— Requirements —
Omit every picture, and retype the lines that run from the beginning of the data below through the line containing "const arrowZeroY = [-16, -16];", inclusive.

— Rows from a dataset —
····················

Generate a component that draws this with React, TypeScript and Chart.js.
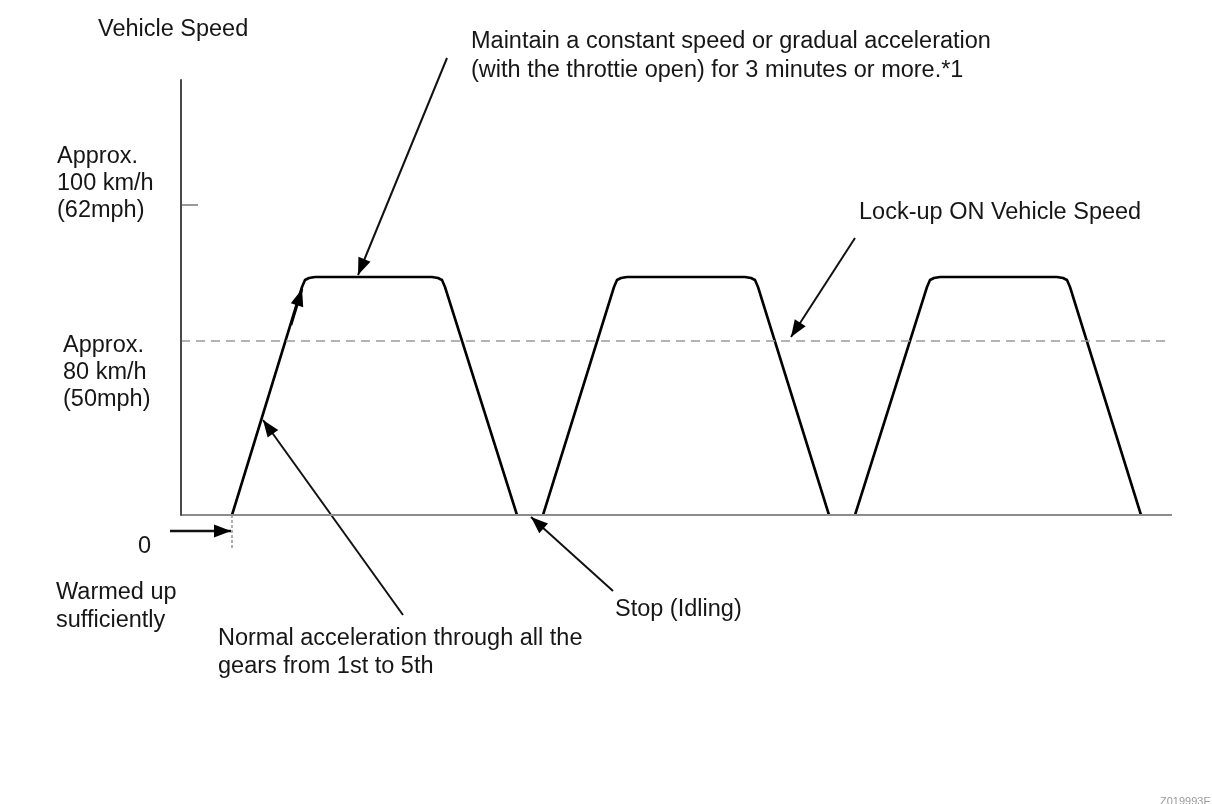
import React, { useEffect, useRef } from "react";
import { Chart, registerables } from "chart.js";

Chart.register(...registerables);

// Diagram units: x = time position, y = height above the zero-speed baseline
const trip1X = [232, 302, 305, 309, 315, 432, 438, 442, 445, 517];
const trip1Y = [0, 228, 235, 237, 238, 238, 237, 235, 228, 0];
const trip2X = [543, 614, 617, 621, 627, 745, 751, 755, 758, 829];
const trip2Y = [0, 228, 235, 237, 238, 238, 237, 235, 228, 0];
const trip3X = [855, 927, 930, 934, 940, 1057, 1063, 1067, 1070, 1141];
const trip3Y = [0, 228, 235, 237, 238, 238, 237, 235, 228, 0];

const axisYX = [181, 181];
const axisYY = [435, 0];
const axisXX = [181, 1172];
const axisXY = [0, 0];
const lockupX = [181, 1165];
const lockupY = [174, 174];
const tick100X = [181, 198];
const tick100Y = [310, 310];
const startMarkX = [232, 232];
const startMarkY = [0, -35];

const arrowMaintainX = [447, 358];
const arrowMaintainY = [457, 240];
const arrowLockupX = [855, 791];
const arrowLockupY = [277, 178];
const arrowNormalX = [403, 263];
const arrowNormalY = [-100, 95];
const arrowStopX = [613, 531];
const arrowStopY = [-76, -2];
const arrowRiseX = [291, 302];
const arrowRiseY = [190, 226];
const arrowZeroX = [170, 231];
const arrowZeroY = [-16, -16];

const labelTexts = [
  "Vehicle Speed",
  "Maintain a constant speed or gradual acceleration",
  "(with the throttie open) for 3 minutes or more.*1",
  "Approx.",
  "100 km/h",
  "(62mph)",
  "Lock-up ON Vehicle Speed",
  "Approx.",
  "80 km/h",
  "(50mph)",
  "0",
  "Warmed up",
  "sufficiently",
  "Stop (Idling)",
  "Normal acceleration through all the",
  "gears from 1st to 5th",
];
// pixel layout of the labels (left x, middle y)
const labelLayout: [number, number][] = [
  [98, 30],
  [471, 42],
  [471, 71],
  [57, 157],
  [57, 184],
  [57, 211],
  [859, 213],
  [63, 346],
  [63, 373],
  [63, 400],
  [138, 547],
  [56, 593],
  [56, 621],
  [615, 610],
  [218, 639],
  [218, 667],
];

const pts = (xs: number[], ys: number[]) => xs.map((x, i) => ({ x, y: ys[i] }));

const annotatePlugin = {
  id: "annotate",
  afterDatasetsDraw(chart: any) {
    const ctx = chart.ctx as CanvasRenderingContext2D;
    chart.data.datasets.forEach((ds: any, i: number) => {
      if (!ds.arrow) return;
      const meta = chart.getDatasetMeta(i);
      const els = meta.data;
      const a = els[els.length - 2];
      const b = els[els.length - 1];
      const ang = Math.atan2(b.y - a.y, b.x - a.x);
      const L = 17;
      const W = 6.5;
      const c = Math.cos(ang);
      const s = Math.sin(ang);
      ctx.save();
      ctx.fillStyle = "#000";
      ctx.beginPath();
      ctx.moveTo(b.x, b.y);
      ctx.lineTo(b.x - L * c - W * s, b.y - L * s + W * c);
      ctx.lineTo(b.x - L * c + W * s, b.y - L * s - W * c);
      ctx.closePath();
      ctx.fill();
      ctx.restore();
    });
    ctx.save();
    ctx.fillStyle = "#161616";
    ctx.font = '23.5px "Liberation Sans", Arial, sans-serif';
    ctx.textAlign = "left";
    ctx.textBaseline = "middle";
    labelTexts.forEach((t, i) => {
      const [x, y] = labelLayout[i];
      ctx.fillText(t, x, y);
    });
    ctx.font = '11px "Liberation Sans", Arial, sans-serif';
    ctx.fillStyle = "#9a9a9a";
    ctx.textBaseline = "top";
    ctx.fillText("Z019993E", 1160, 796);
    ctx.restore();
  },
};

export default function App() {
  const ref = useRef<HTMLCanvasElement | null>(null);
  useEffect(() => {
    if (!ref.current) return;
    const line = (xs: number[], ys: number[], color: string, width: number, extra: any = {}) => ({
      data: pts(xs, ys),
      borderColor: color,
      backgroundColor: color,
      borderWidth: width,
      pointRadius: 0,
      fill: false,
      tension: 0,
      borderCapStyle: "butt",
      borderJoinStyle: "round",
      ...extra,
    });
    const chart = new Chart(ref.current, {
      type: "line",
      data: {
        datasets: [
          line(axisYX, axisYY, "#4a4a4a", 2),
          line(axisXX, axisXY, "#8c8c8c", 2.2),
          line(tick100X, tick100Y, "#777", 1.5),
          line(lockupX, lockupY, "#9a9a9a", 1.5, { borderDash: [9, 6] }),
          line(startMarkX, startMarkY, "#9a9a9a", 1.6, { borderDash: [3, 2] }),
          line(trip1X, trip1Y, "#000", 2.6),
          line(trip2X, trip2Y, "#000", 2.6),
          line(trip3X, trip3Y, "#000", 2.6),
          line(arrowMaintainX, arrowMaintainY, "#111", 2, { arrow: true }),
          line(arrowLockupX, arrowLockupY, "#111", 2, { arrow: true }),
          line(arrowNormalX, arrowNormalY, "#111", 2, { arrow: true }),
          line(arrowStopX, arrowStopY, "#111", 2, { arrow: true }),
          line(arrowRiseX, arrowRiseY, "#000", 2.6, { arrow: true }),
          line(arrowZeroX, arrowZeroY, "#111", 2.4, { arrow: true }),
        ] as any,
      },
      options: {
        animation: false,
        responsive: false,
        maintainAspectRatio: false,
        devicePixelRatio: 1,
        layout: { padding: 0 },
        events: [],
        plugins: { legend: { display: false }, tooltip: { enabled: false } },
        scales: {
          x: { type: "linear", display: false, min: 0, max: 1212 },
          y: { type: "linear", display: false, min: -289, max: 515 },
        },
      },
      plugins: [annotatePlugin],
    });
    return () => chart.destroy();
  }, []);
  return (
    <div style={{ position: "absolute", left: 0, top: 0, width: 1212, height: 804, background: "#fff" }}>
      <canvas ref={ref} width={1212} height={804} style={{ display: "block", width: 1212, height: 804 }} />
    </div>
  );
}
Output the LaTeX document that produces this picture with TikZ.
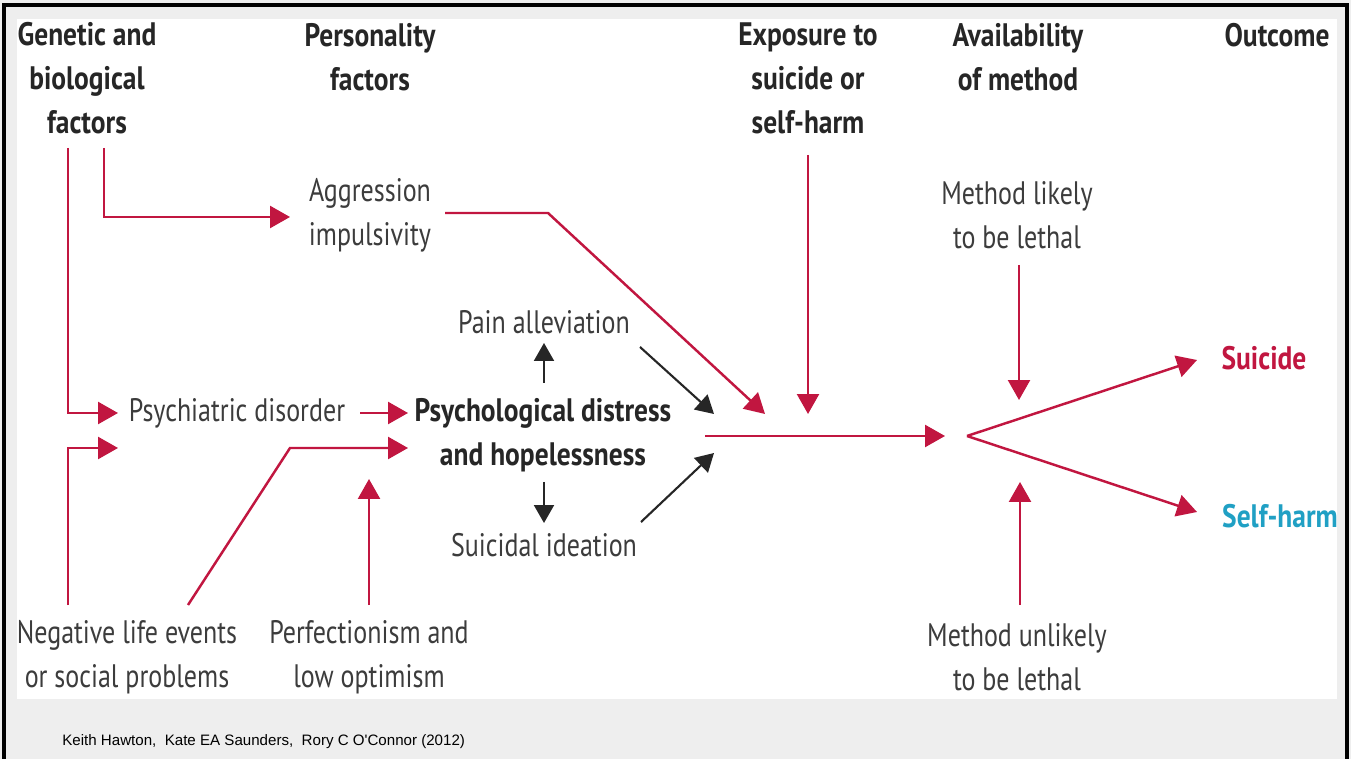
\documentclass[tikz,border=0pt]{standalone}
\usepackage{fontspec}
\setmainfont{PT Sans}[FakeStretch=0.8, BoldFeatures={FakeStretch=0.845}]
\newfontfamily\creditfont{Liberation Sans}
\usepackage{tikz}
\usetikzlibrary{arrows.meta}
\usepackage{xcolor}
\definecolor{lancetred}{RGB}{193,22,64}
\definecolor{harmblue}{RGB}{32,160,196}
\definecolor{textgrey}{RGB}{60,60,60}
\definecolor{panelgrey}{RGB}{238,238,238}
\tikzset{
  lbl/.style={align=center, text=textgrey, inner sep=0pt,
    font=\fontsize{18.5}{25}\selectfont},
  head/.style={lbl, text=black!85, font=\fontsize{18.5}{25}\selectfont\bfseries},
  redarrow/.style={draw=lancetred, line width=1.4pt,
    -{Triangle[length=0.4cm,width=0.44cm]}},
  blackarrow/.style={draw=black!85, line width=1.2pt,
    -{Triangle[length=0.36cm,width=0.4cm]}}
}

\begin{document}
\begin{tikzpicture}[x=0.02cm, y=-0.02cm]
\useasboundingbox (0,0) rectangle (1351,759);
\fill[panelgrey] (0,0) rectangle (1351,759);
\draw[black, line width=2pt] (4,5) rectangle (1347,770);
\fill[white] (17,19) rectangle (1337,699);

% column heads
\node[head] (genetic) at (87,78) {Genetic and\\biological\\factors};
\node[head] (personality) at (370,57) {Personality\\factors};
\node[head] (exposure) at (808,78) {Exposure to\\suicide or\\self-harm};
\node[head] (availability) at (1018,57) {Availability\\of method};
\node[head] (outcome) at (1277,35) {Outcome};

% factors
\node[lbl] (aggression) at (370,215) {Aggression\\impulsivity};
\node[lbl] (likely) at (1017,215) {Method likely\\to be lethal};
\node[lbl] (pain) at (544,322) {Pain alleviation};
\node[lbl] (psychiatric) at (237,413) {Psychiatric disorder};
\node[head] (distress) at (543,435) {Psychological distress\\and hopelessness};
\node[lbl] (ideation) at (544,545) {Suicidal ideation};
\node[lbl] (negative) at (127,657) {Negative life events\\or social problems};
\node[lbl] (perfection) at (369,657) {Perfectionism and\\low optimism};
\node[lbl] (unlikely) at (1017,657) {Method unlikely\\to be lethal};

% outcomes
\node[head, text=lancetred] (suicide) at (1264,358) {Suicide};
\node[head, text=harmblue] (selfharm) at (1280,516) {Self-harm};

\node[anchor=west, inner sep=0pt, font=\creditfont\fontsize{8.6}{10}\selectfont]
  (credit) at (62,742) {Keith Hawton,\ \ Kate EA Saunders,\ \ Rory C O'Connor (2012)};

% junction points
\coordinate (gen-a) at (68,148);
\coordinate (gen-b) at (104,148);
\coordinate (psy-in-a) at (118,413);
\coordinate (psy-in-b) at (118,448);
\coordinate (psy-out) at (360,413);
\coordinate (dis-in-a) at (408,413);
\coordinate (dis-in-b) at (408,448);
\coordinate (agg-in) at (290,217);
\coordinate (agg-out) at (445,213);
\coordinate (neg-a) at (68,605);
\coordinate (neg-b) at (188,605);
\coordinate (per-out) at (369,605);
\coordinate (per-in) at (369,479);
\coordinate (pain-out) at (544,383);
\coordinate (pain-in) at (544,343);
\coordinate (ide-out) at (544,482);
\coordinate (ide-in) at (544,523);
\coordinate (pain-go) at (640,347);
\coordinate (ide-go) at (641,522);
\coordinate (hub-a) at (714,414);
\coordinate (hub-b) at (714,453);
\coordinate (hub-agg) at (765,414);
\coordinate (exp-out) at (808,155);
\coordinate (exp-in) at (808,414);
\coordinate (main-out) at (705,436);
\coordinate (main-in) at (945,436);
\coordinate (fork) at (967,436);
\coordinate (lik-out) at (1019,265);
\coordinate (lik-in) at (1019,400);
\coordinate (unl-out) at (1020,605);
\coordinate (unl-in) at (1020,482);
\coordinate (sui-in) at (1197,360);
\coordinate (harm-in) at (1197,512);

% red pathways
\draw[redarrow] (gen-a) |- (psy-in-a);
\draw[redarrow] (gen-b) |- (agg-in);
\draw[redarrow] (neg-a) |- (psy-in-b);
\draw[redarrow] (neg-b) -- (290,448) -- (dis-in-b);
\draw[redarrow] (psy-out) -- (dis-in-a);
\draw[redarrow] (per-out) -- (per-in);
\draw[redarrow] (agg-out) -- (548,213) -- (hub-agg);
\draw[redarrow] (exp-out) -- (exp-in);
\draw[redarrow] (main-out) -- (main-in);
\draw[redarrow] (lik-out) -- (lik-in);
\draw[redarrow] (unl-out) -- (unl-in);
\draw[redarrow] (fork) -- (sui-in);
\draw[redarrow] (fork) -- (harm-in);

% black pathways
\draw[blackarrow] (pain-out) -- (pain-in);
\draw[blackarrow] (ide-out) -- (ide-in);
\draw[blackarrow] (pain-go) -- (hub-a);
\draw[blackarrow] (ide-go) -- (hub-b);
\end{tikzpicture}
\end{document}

····················

— The reply —
Generate a component that draws this with React, TypeScript and Chart.js.
import React, { useEffect, useRef } from "react";
import { Chart, registerables } from "chart.js";

Chart.register(...registerables);

// Diagram units: x = time position, y = height above the zero-speed baseline
const trip1X = [232, 302, 305, 309, 315, 432, 438, 442, 445, 517];
const trip1Y = [0, 228, 235, 237, 238, 238, 237, 235, 228, 0];
const trip2X = [543, 614, 617, 621, 627, 745, 751, 755, 758, 829];
const trip2Y = [0, 228, 235, 237, 238, 238, 237, 235, 228, 0];
const trip3X = [855, 927, 930, 934, 940, 1057, 1063, 1067, 1070, 1141];
const trip3Y = [0, 228, 235, 237, 238, 238, 237, 235, 228, 0];

const axisYX = [181, 181];
const axisYY = [435, 0];
const axisXX = [181, 1172];
const axisXY = [0, 0];
const lockupX = [181, 1165];
const lockupY = [174, 174];
const tick100X = [181, 198];
const tick100Y = [310, 310];
const startMarkX = [232, 232];
const startMarkY = [0, -35];

const arrowMaintainX = [447, 358];
const arrowMaintainY = [457, 240];
const arrowLockupX = [855, 791];
const arrowLockupY = [277, 178];
const arrowNormalX = [403, 263];
const arrowNormalY = [-100, 95];
const arrowStopX = [613, 531];
const arrowStopY = [-76, -2];
const arrowRiseX = [291, 302];
const arrowRiseY = [190, 226];
const arrowZeroX = [170, 231];
const arrowZeroY = [-16, -16];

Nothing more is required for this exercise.